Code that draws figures
# # # # #

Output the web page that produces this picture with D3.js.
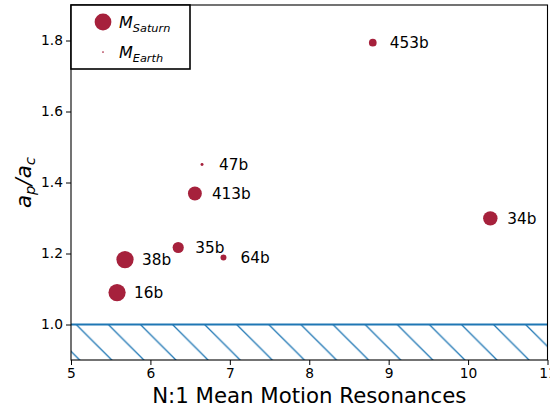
<!DOCTYPE html>
<html>
<head>
<meta charset="utf-8">
<script src="https://cdn.jsdelivr.net/npm/d3@7"></script>
<style>
  body { margin: 0; background: #fff; }
  text { font-family: "DejaVu Sans", sans-serif; fill: #000; }
</style>
</head>
<body>
<div id="chart"></div>
<script>

// data
var planets = ["453b", "34b", "47b", "413b", "35b", "64b", "38b", "16b"];
var resonance = [8.80, 10.28, 6.65, 6.56, 6.35, 6.92, 5.68, 5.58];   // N
var ratio = [1.794, 1.299, 1.451, 1.369, 1.217, 1.189, 1.183, 1.090]; // ap/ac
var mass = [20, 70, 3, 65, 42, 12, 100, 100];                         // Earth masses
var xTicks = [5, 6, 7, 8, 9, 10, 11];
var yTicks = [1.0, 1.2, 1.4, 1.6, 1.8];
var legendMass = [95, 1];
var legendNames = [["M", "Saturn"], ["M", "Earth"]];

// setup dimensions
var W = 550, H = 409,
    margin = {top: 5, right: 2.5, bottom: 49, left: 71},
    width = W - margin.left - margin.right,
    height = H - margin.top - margin.bottom;

var color = "#a6213c", blue = "#1f77b4";

var svg = d3.select("#chart").append("svg")
  .attr("width", W)
  .attr("height", H);

var g = svg.append("g")
  .attr("transform", "translate(" + margin.left + "," + margin.top + ")");

// scales
var x = d3.scaleLinear().domain([5, 11]).range([0, width]);
var y = d3.scaleLinear().domain([0.9, 1.9]).range([height, 0]);
var r = d3.scaleSqrt().domain([0, 95]).range([0, 8.4]);

// hatch pattern, anchored like matplotlib's
var P = 32.1;
var defs = svg.append("defs");
defs.append("pattern")
  .attr("id", "hatch")
  .attr("patternUnits", "userSpaceOnUse")
  .attr("width", P)
  .attr("height", P)
  .attr("patternTransform", "translate(" + (13.5 - margin.left) + ",0)")
.append("path")
  .attr("d", "M-2,-2L" + (P + 2) + "," + (P + 2) +
             "M-2," + (P - 2) + "L2," + (P + 2) +
             "M" + (P - 2) + ",-2L" + (P + 2) + ",2")
  .attr("stroke", blue)
  .attr("stroke-width", 1.3)
  .attr("fill", "none");

defs.append("clipPath").attr("id", "clip")
.append("rect").attr("width", width).attr("height", height);

// hatched region below 1.0
var plot = g.append("g").attr("clip-path", "url(#clip)");
plot.append("rect")
  .attr("x", 0)
  .attr("y", y(1.0))
  .attr("width", width)
  .attr("height", y(0.9) - y(1.0))
  .attr("fill", "url(#hatch)");
plot.append("line")
  .attr("x1", 0).attr("x2", width)
  .attr("y1", y(1.0)).attr("y2", y(1.0))
  .attr("stroke", blue)
  .attr("stroke-width", 2);

// axes
var xAxis = g.append("g")
  .attr("transform", "translate(0," + height + ")")
  .call(d3.axisBottom(x).tickValues(xTicks).tickFormat(d3.format("d")).tickSize(5).tickSizeOuter(0).tickPadding(3));
var yAxis = g.append("g")
  .call(d3.axisLeft(y).tickValues(yTicks).tickFormat(d3.format(".1f")).tickSize(5).tickSizeOuter(0).tickPadding(3));
[xAxis, yAxis].forEach(function(a) {
  a.selectAll("text").style("font-family", "DejaVu Sans").style("font-size", "13.8px").attr("fill", "#000");
  a.selectAll("line").attr("stroke", "#000").attr("stroke-width", 1);
  a.select(".domain").remove();
});

// frame
g.append("rect")
  .attr("width", width)
  .attr("height", height)
  .attr("fill", "none")
  .attr("stroke", "#000")
  .attr("stroke-width", 1.1);

// points
var pts = planets.map(function(p, i) {
  return {name: p, n: resonance[i], a: ratio[i], m: mass[i]};
});
g.selectAll("circle.planet")
  .data(pts)
  .enter().append("circle")
  .attr("class", "planet")
  .attr("cx", function(d) { return x(d.n); })
  .attr("cy", function(d) { return y(d.a); })
  .attr("r", function(d) { return r(d.m); })
  .attr("fill", color);
g.selectAll("text.label")
  .data(pts)
  .enter().append("text")
  .attr("class", "label")
  .attr("x", function(d) { return x(d.n) + 17; })
  .attr("y", function(d) { return y(d.a); })
  .attr("dy", "0.36em")
  .style("font-size", "15.3px")
  .text(function(d) { return d.name; });

// legend
var legend = g.append("g");
legend.append("rect")
  .attr("width", 119)
  .attr("height", 64)
  .attr("fill", "#fff")
  .attr("stroke", "#000")
  .attr("stroke-width", 1.6);
var items = legend.selectAll("g.item")
  .data(legendMass)
  .enter().append("g")
  .attr("class", "item")
  .attr("transform", function(d, i) { return "translate(32," + (17 + i * 30) + ")"; });
items.append("circle")
  .attr("r", function(d) { return r(d); })
  .attr("fill", color);
var lt = items.append("text")
  .attr("x", 16)
  .attr("y", 6)
  .style("font-size", "16px");
lt.append("tspan")
  .style("font-style", "italic")
  .text(function(d, i) { return legendNames[i][0]; });
lt.append("tspan")
  .attr("dy", 3.5)
  .style("font-style", "italic")
  .style("font-size", "11.3px")
  .text(function(d, i) { return legendNames[i][1]; });

// axis labels
svg.append("text")
  .attr("x", margin.left + x(8))
  .attr("y", 403)
  .attr("text-anchor", "middle")
  .style("font-size", "21.3px")
  .text("N:1 Mean Motion Resonances");

var yl = svg.append("text")
  .attr("transform", "translate(31," + (margin.top + y(1.4)) + ") rotate(-90)")
  .attr("text-anchor", "middle")
  .style("font-size", "21.3px")
  .style("font-style", "italic");
yl.append("tspan").text("a");
yl.append("tspan").attr("dy", 4).style("font-size", "14.9px").text("p");
yl.append("tspan").attr("dy", -4).text("/a");
yl.append("tspan").attr("dy", 4).style("font-size", "14.9px").text("c");

</script>
</body>
</html>
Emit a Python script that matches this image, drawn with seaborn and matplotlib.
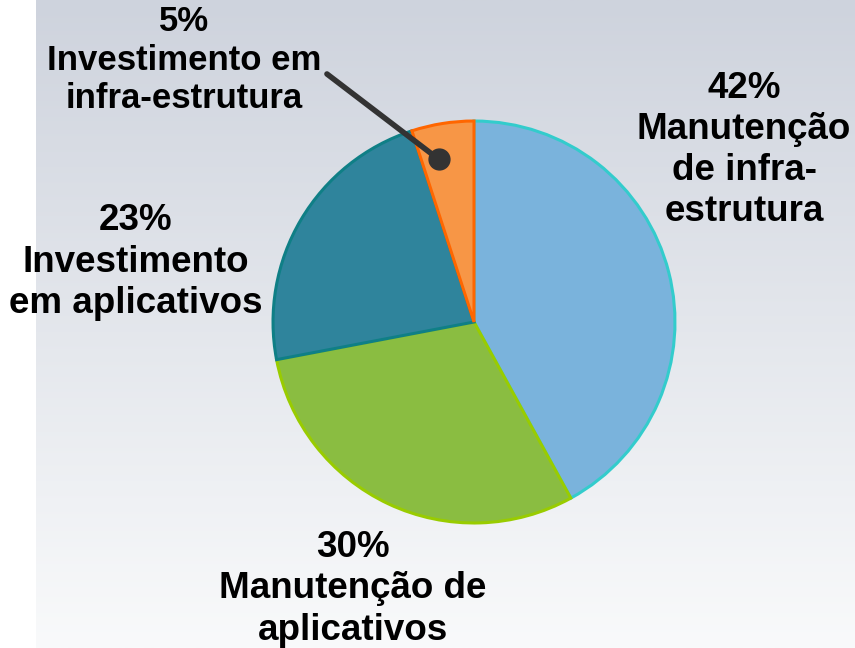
import numpy as np
import matplotlib
matplotlib.use("Agg")
import matplotlib.pyplot as plt
import seaborn as sns

# data
categories = ["Manutenção\nde infra-\nestrutura", "Manutenção de\naplicativos",
              "Investimento\nem aplicativos", "Investimento em\ninfra-estrutura"]
shares = [42, 30, 23, 5]
fill_colors = ["#7ab3dc", "#8abd41", "#2f849c", "#f79646"]
edge_colors = ["#33cccc", "#99cc00", "#0f7f86", "#ff6600"]

sns.set_style("white")
plt.rcParams["font.family"] = ["Liberation Sans", "DejaVu Sans"]

W, H = 855, 648
fig = plt.figure(figsize=(W / 100, H / 100), dpi=100)
fig.patch.set_facecolor("white")

# gradient background (white strip on the left)
bg = fig.add_axes([36 / W, 0, 1 - 36 / W, 1])
top = np.array([206, 211, 221]) / 255
bot = np.array([249, 250, 251]) / 255
t = np.linspace(0, 1, 256)[:, None]
grad = top[None, :] * (1 - t) + bot[None, :] * t
bg.imshow(grad[:, None, :], aspect="auto", extent=[0, 1, 0, 1])
bg.set_axis_off()

# pie axes
cx, cy, r = 474, 322, 205
ax = fig.add_axes([(cx - r) / W, (H - cy - r) / H, 2 * r / W, 2 * r / H])
wedges, _ = ax.pie(shares, colors=fill_colors, startangle=90, counterclock=False,
                   radius=1, wedgeprops=dict(linewidth=2.2))
for w, ec in zip(wedges, edge_colors):
    w.set_edgecolor(ec)
ax.set_xlim(-1.02, 1.02)
ax.set_ylim(-1.02, 1.02)
ax.set_axis_off()

# labels (pixel positions of text block centres)
label_pos = [(744, 150), (353, 589), (136, 262), (184, 60)]
label_size = [26.5, 26.5, 26.5, 25]
for v, name, (px, py), fs in zip(shares, categories, label_pos, label_size):
    fig.text(px / W, 1 - py / H, f"{v}%\n{name}", ha="center", va="center",
             fontsize=fs, fontweight="bold", color="black", linespacing=1.23)

# leader line for the small slice
def to_data(px, py):
    return (px - cx) / r, (cy - py) / r

x0, y0 = to_data(324, 69)
x1, y1 = to_data(438, 156)
ax.plot([x0, x1], [y0, y1], color="#333333", lw=4, clip_on=False,
        solid_capstyle="round")
ax.plot([x1], [y1], "o", color="#333333", ms=15, clip_on=False)

fig.savefig("out.png", dpi=100)
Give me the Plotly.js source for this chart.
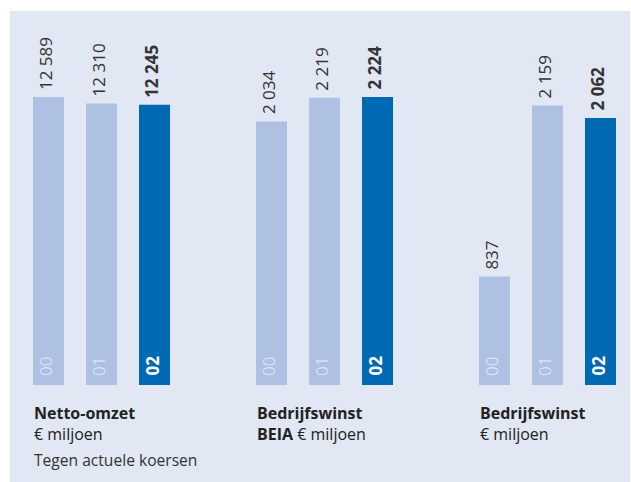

# # # # #

Exercise goal: Without the pictures, repeat the entries above line by line, from the first through the one that contains "var r = d3.scaleSqrt().domain([0, 95]).range([0, 8.4]);", both ends included.

Task answer:
Output the web page that produces this picture with D3.js.
<!DOCTYPE html>
<html>
<head>
<meta charset="utf-8">
<script src="https://cdn.jsdelivr.net/npm/d3@7"></script>
<style>
  body { margin: 0; background: #fff; }
  text { font-family: "DejaVu Sans", sans-serif; fill: #000; }
</style>
</head>
<body>
<div id="chart"></div>
<script>

// data
var planets = ["453b", "34b", "47b", "413b", "35b", "64b", "38b", "16b"];
var resonance = [8.80, 10.28, 6.65, 6.56, 6.35, 6.92, 5.68, 5.58];   // N
var ratio = [1.794, 1.299, 1.451, 1.369, 1.217, 1.189, 1.183, 1.090]; // ap/ac
var mass = [20, 70, 3, 65, 42, 12, 100, 100];                         // Earth masses
var xTicks = [5, 6, 7, 8, 9, 10, 11];
var yTicks = [1.0, 1.2, 1.4, 1.6, 1.8];
var legendMass = [95, 1];
var legendNames = [["M", "Saturn"], ["M", "Earth"]];

// setup dimensions
var W = 550, H = 409,
    margin = {top: 5, right: 2.5, bottom: 49, left: 71},
    width = W - margin.left - margin.right,
    height = H - margin.top - margin.bottom;

var color = "#a6213c", blue = "#1f77b4";

var svg = d3.select("#chart").append("svg")
  .attr("width", W)
  .attr("height", H);

var g = svg.append("g")
  .attr("transform", "translate(" + margin.left + "," + margin.top + ")");

// scales
var x = d3.scaleLinear().domain([5, 11]).range([0, width]);
var y = d3.scaleLinear().domain([0.9, 1.9]).range([height, 0]);
var r = d3.scaleSqrt().domain([0, 95]).range([0, 8.4]);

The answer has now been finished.